The Beautiful Girls

SOhO, Friday, April 18.

Australia's The Beautiful Girls returned to Santa Barbara Friday night as part of their first-ever U.S. headlining tour.
Paul Wellman

It has often been written-admittedly more than once in the pages of this very paper-that Australia’s The Beautiful Girls are a band with a saltwater-infused sound, much like Santa Babylon’s beloved part-time resident Jack Johnson. I am happy to report that such claims, though perhaps once true, were absolutely obliterated last Friday when the Sydney-based trio, making a return trip to the 805 as part of its first headlining U.S. tour, used their trademark rootsy sounds as a launching pad into the skunky, funky, and a little bit dirty rock reggae cosmos. And I think it is safe to say that everyone in the near-capacity crowd was more than willing to make the trip.

Years ago, during a previous life when I haunted surf towns the world over with little more than the clothes on my back and a few fast-fading surfboards, I was lucky enough to wash up along the north coast of Sydney for a few months. On what seemed like a weekly basis, the melodic Mat McHugh, drummer Bruce Braybrooke, and bassist Paulie B would turn up at the local Narrabean pub and perform. Calling themselves The Beautiful Girls, the boys played a downright enjoyable brand of the easygoing barbeque music that Mr. Johnson made famous.

Nearly a half decade and three albums removed from those days, The Girls spent Friday night channeling a genre-bending, dance-inducing sound more akin to The Police or The Clash than the folk-bloke music they often get recognized for. One listen to “I Thought About You” and you’ll know exactly what one double-fisting Aussie meant when he remarked to me only three songs in, “Makes you just want to grab your woman and dance her, doesn’t it, mate?”

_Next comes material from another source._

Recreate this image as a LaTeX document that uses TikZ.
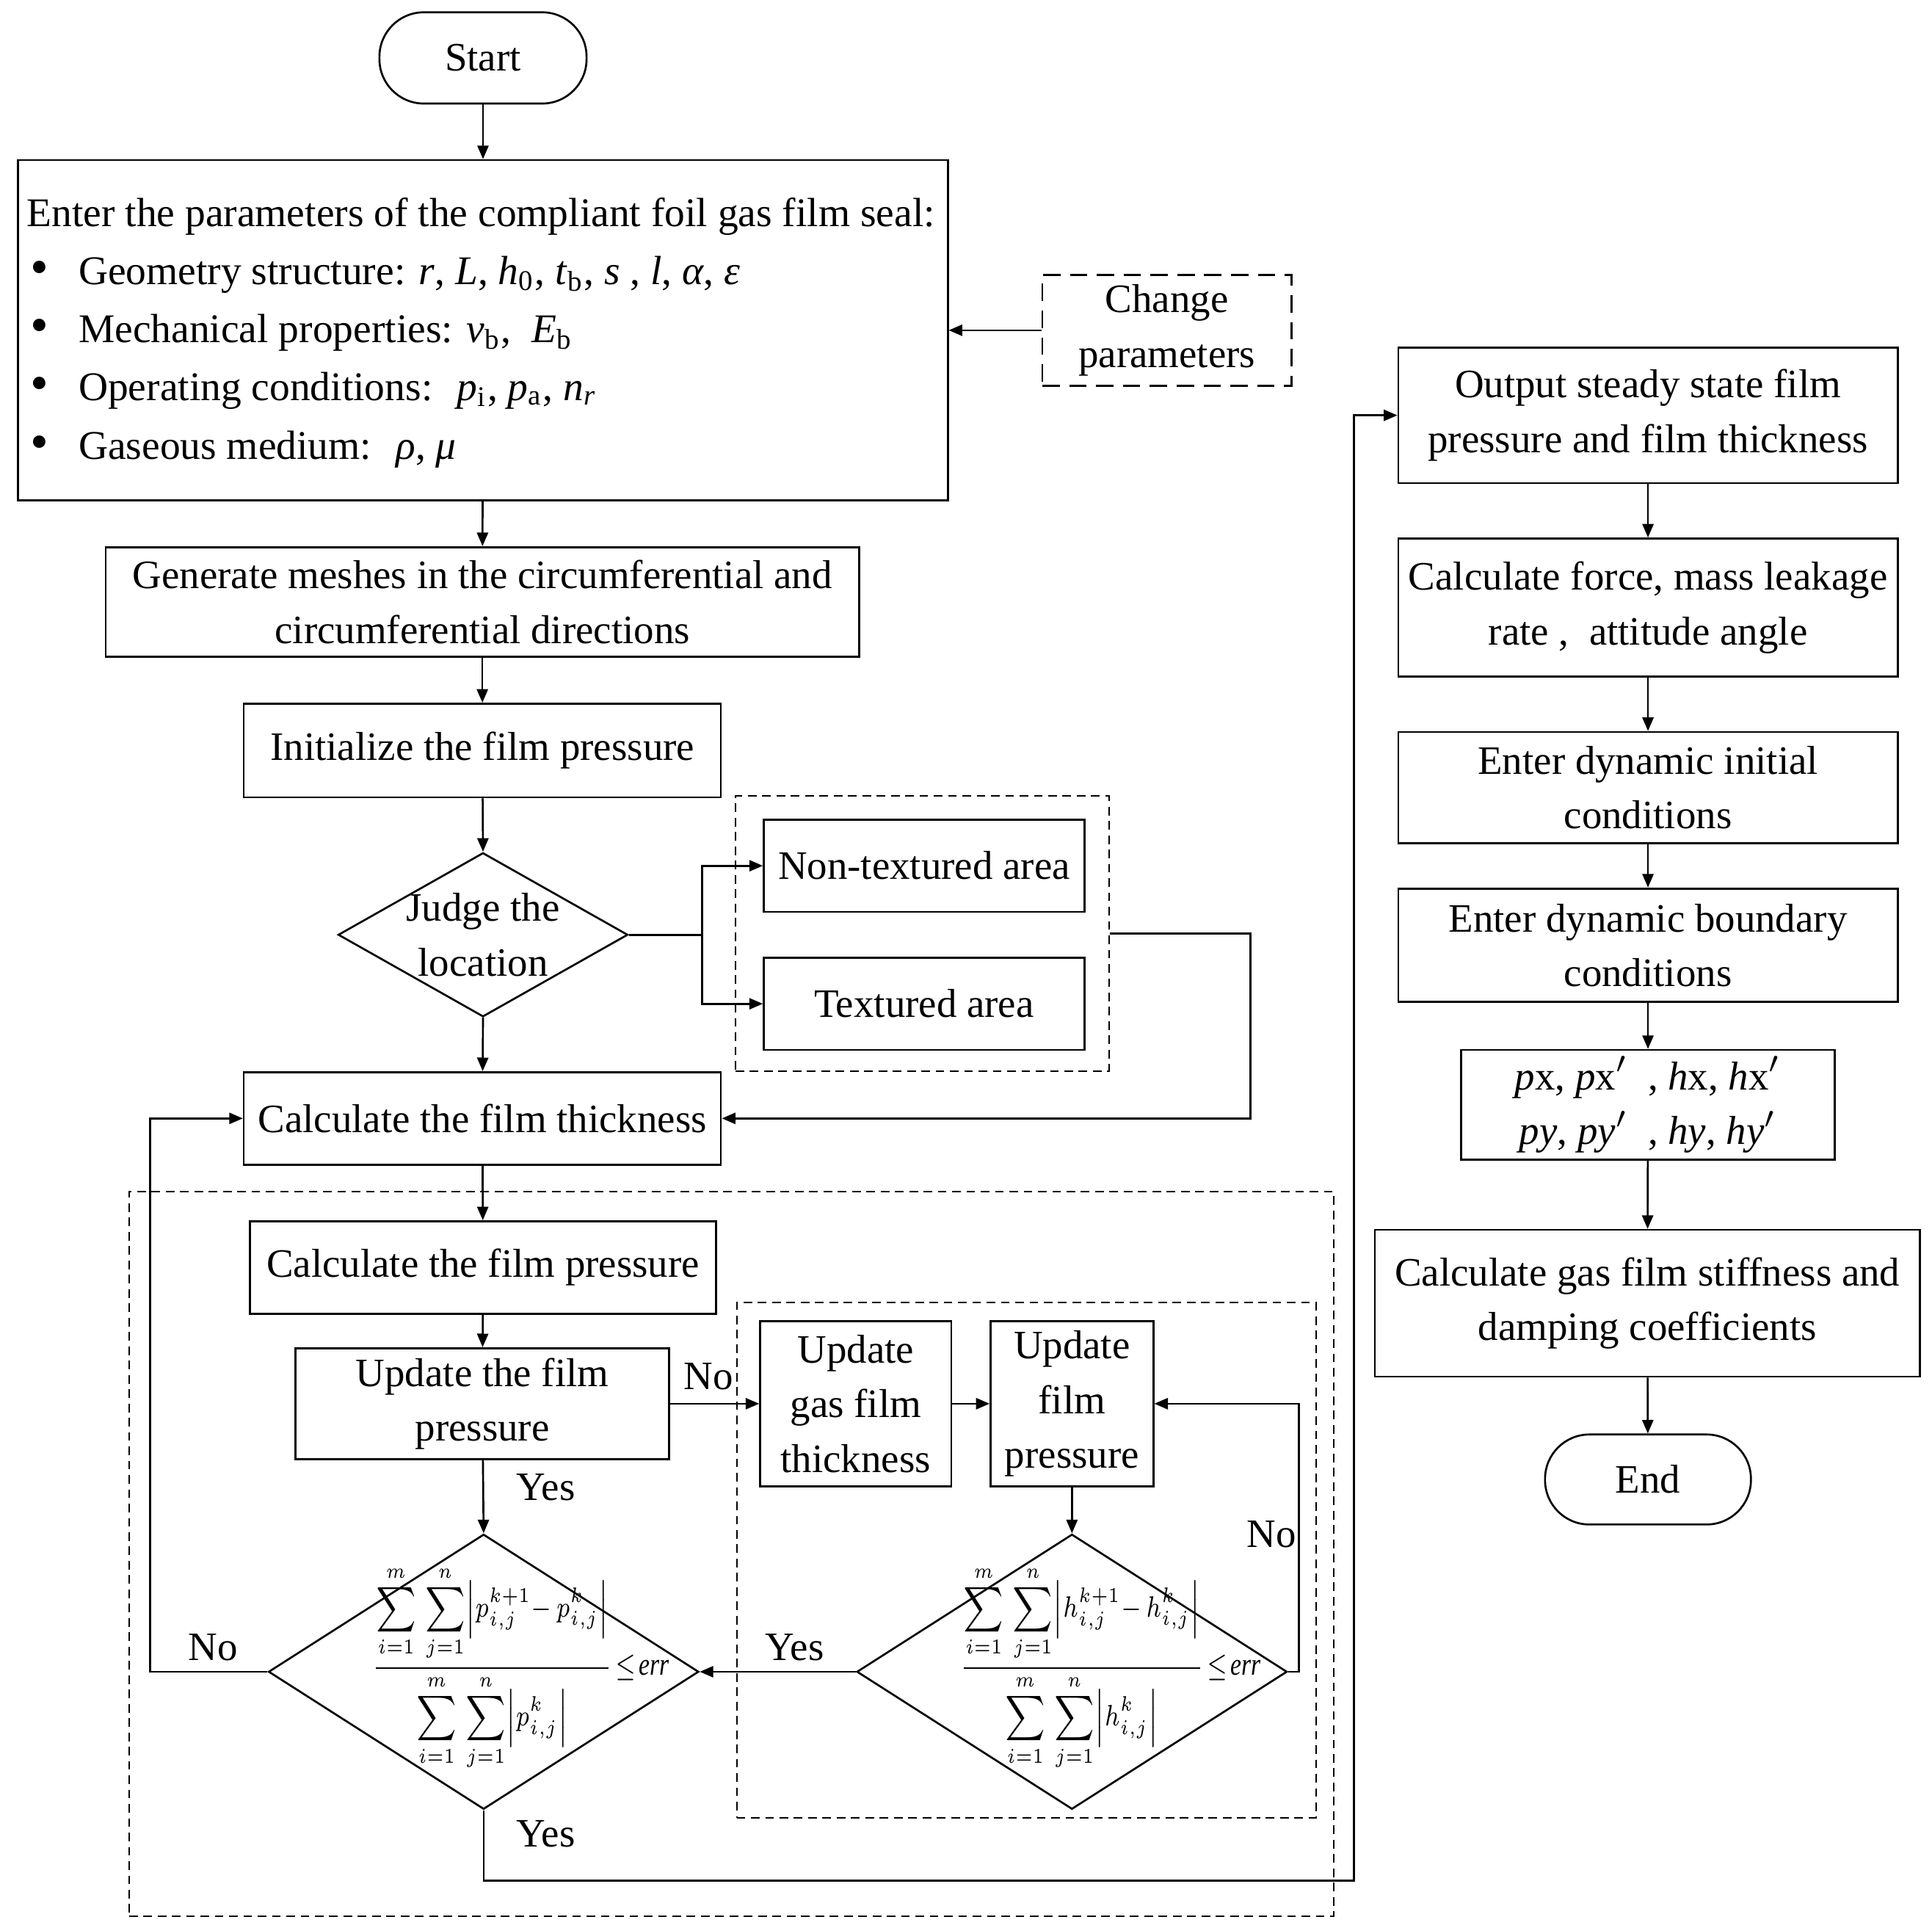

At times-especially when playing tunes off their new album, Ziggurats-The Girls took their varied influences, crushed them together, and spit them out in a positively gritty and guitar-driven sound. But then, just when you thought the skins of their earlier albums had been shed, they would downshift and give you something slow and sweet like “Sturdy Up Your Heart.” It was a salt-and-pepper balance and a brilliant complement to a beer-filled Friday night.